Jeremy Corbyn, disavowed by many of his right-wing counterparts as a communist and “loony leftie”, would face utter excoriation if he took the proroguing step. Conservatives would be frothing at the mouth if prorogation happened whilst they were on the opposition benches. Corbyn would be vilified for pushing the country towards a Soviet-style reckoning intent on demolishing democracy for his own socialist alignment. The right-wing would be mightily unified to thwart a socialist government under Corbyn and his cronies. Instead, when they are the ones who prorogue, only 21 are willing to stand and counter-argue the dangers of suspension in delivering Brexit. Only 21 are willing to sacrifice their positions in a party moving full speed ahead towards the far right. Furthermore, now Boris Johnson is at the helm of a new unelected government, he stills holds on to a 15-point lead over Labour in a general election poll.
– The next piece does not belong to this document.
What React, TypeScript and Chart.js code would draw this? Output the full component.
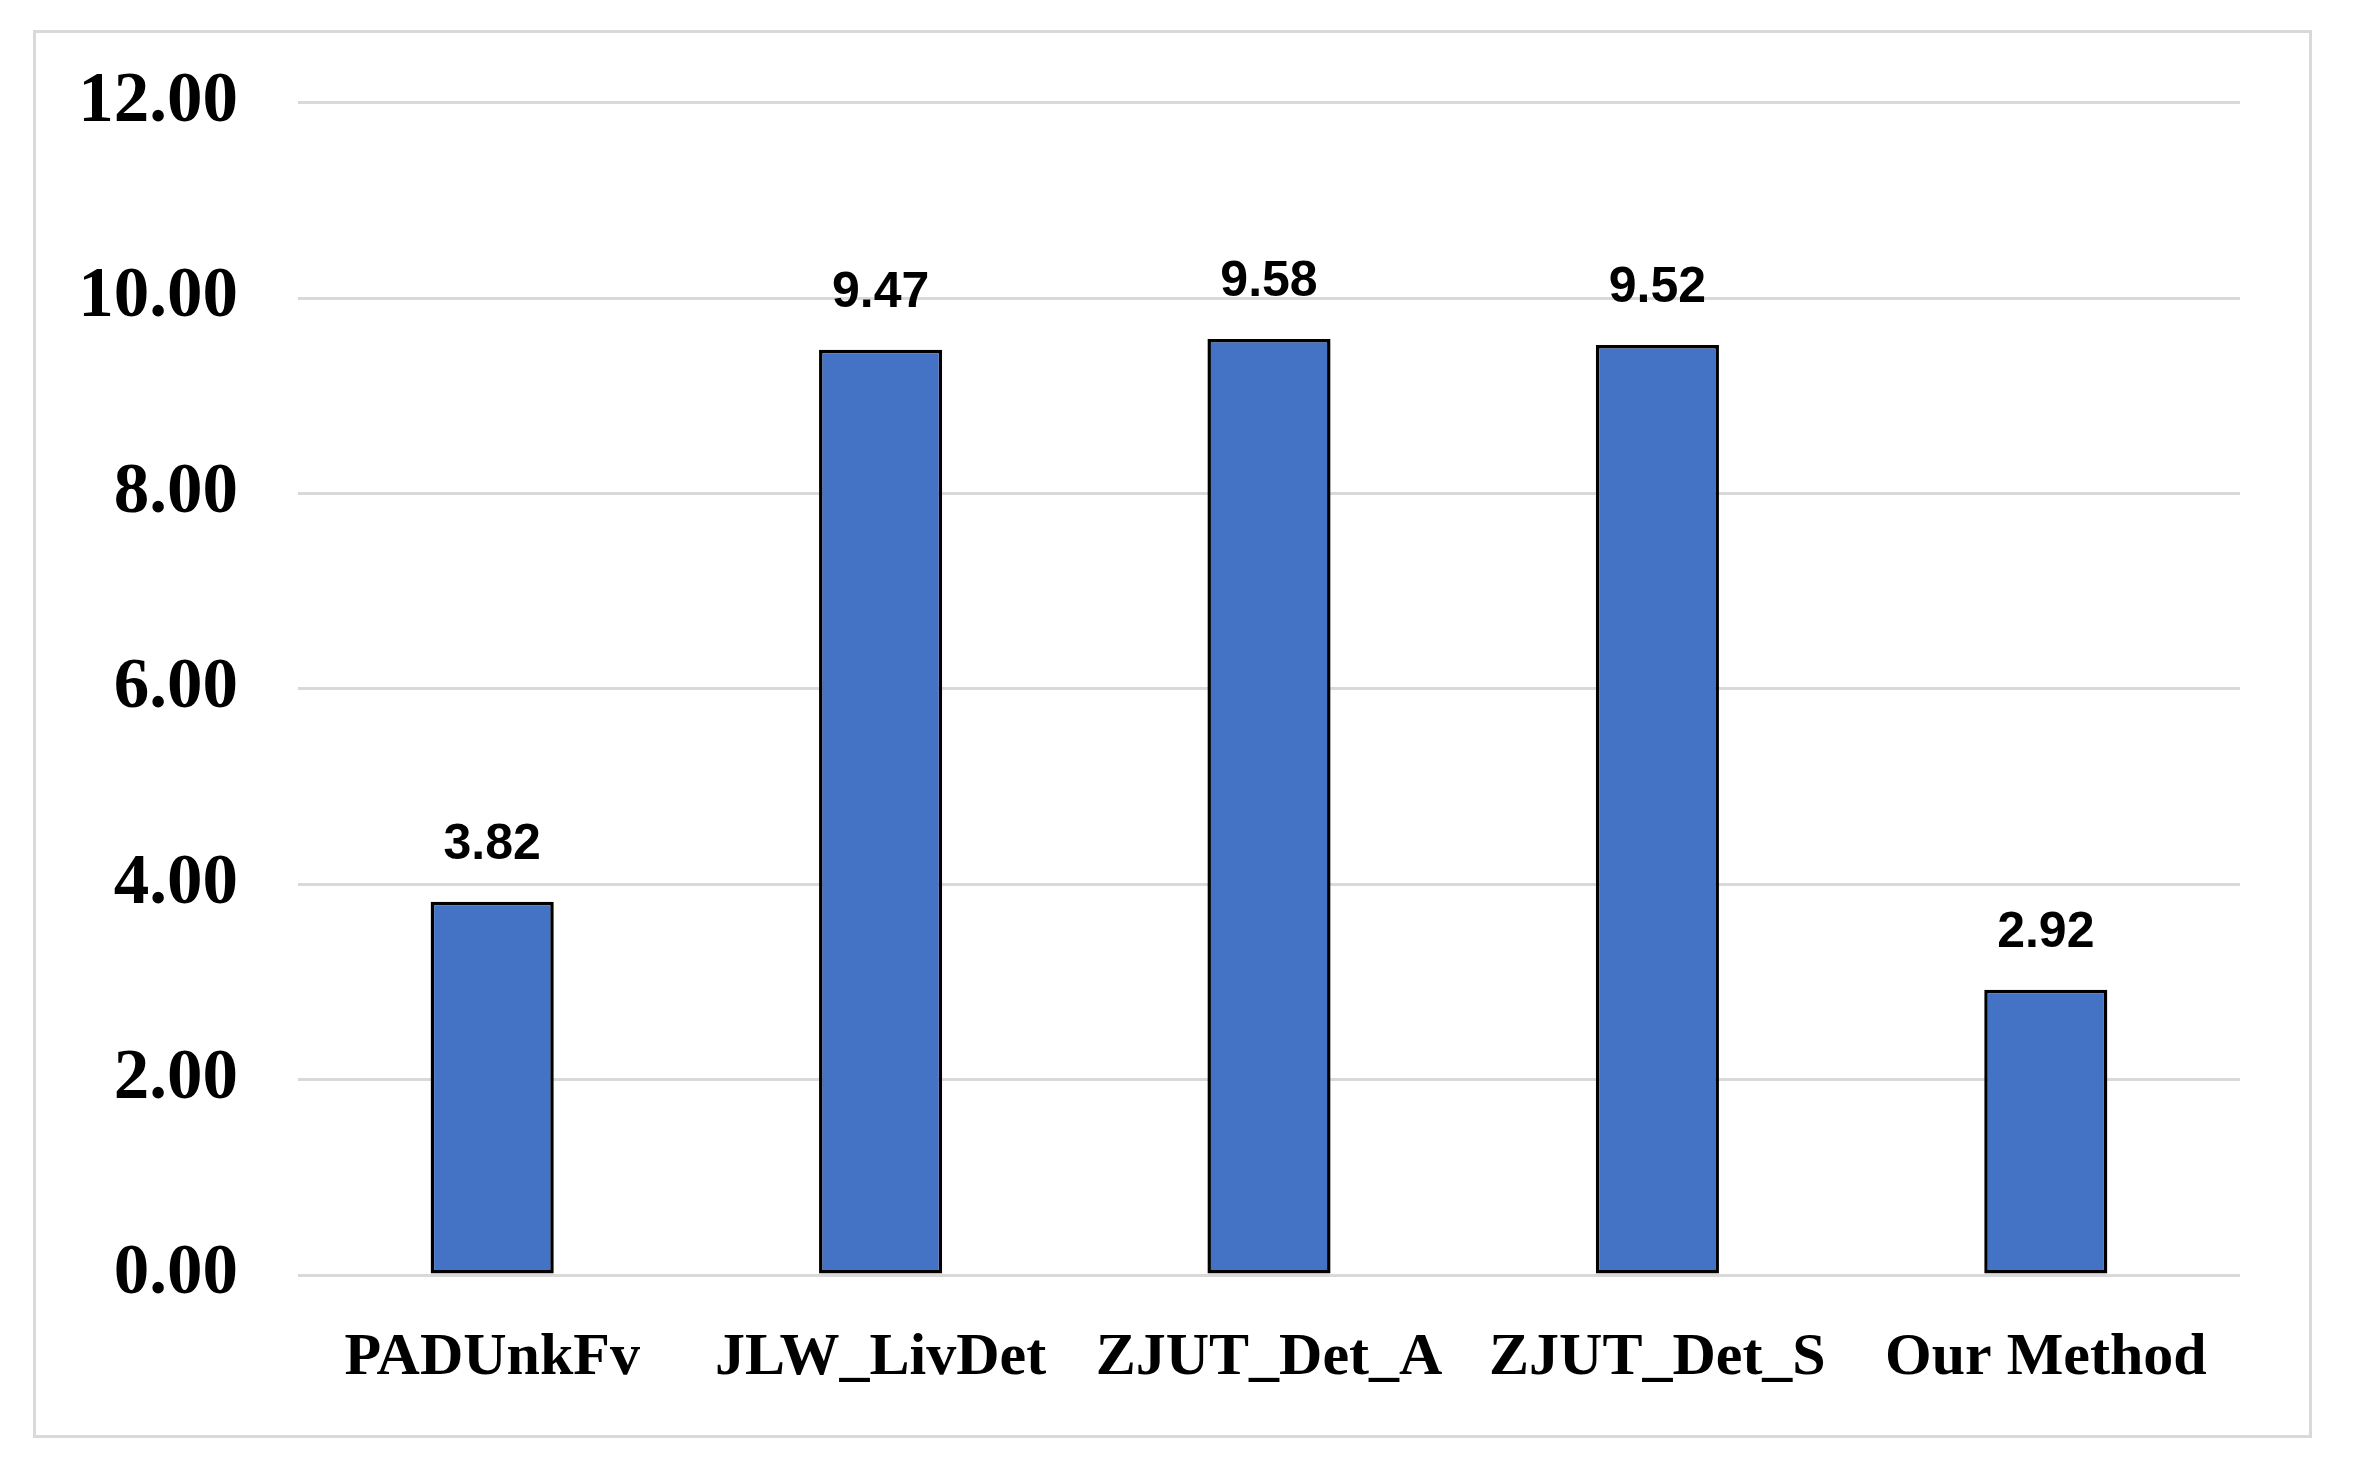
import React, { useEffect, useRef } from "react";
import { Chart, registerables } from "chart.js";

Chart.register(...registerables);

const categories = ["PADUnkFv", "JLW_LivDet", "ZJUT_Det_A", "ZJUT_Det_S", "Our Method"];
const values = [3.82, 9.47, 9.58, 9.52, 2.92];
const yMin = 0;
const yMax = 12;
const yStep = 2;

const W = 2360;
const H = 1472;

const framePlugin = {
  id: "frame",
  beforeDraw(chart: any) {
    const ctx = chart.ctx;
    ctx.save();
    ctx.fillStyle = "#ffffff";
    ctx.fillRect(0, 0, chart.width, chart.height);
    ctx.strokeStyle = "#d9d9d9";
    ctx.lineWidth = 3;
    ctx.strokeRect(34.5, 31.5, 2276, 1405);
    ctx.restore();
  },
};

const valueLabelPlugin = {
  id: "valueLabels",
  afterDatasetsDraw(chart: any) {
    const ctx = chart.ctx;
    const meta = chart.getDatasetMeta(0);
    ctx.save();
    ctx.font = "bold 50px 'Liberation Sans', Arial, sans-serif";
    ctx.fillStyle = "#000000";
    ctx.textAlign = "center";
    ctx.textBaseline = "alphabetic";
    meta.data.forEach((bar: any, i: number) => {
      ctx.fillText(values[i].toFixed(2), bar.x, bar.y - 43);
    });
    ctx.restore();
  },
};

export default function App() {
  const ref = useRef<HTMLCanvasElement | null>(null);
  useEffect(() => {
    if (!ref.current) return;
    const chart = new Chart(ref.current, {
      type: "bar",
      data: {
        labels: categories,
        datasets: [
          {
            data: values,
            backgroundColor: "#4472C4",
            borderColor: "#000000",
            borderWidth: 3.5,
            borderSkipped: false,
            categoryPercentage: 1,
            barPercentage: 0.317,
          },
        ],
      },
      options: {
        animation: false,
        responsive: false,
        devicePixelRatio: 1,
        layout: { padding: { left: 0, right: 120, top: 101, bottom: 47 } },
        plugins: { legend: { display: false }, tooltip: { enabled: false } },
        scales: {
          x: {
            grid: { display: false, drawTicks: false },
            border: { display: false },
            ticks: {
              padding: 47,
              color: "#000000",
              maxRotation: 0,
              font: { family: "'Liberation Serif', 'Times New Roman', serif", weight: "bold", size: 60 },
            },
            afterFit(scale: any) {
              scale.height = 150;
            },
          },
          y: {
            min: yMin,
            max: yMax,
            grid: { color: "#d9d9d9", lineWidth: 3, drawTicks: false },
            border: { display: false },
            ticks: {
              stepSize: yStep,
              padding: 60,
              color: "#000000",
              font: { family: "'Liberation Serif', 'Times New Roman', serif", weight: "bold", size: 71 },
              callback: (v: any) => Number(v).toFixed(2),
            },
            afterFit(scale: any) {
              scale.width = 298;
            },
          },
        },
      },
      plugins: [framePlugin, valueLabelPlugin],
    });
    return () => chart.destroy();
  }, []);
  return (
    <div style={{ position: "fixed", left: 0, top: 0, width: W, height: H, background: "#fff" }}>
      <canvas ref={ref} width={W} height={H} style={{ width: W, height: H, display: "block" }} />
    </div>
  );
}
The suspension of parliament and its dire ramifications are not the sole example of selective outrage in politics right now. With a surge in racism across the landscape, both the Labour and Conservative parties have had their fair share of racist incidents taking place amongst their membership. The issue of antisemitism and Labour’s handling of it has caused widespread condemnation from the mainstream media and the Tories. The suspension, re-introduction and then permanent expulsion of former Labour MP, Chris Williamson, has attracted vast news coverage in contrast to the revolting Islamophobia that is seeping from conservative ranks.

Yes, Chris Williamson was tone deaf to an ongoing scandal when he remarked that Labour were “too apologetic” towards their antisemitic accusations. His brief reinstatement as parliamentarian received more revulsion than the 15 Conservative party members who were allowed to return to the party after gross allegations of anti-Islam social media posts were made against them. Also, in a recent poll of Tory members, around 56% were surveyed to have said that Islam was a genuine threat to the British way of life. No prominent conservative politician or cabinet member rebuked the result of the poll, but why would they when the party’s elected leader has compared Muslim women in full-face veils as “bank robbers”?

To say Corbyn has been mute on allegations of anti-Semitism would be intellectually dishonest. He has deplored the disgusting antisemitic smears as an affront to his party’s anti-racist stance. He has formally adopted the International Holocaust Remembrance Alliance’s clear definitions for antisemitism. The same can’t be said for the Conservative party in regards to their increasing Islamophobic rhetoric.

Every politician has been tarnished with the hypocrite brush before. The Tories go one step further by brandishing a Corbyn-led Labour party as chaotic and entirely unelectable whilst governing a warring and fractured party that has just lost its last holding majority in parliament. To attack your opponents is natural, but to nit-pick and strategically choose what you abhor enters a dangerous territory in the political quest for power.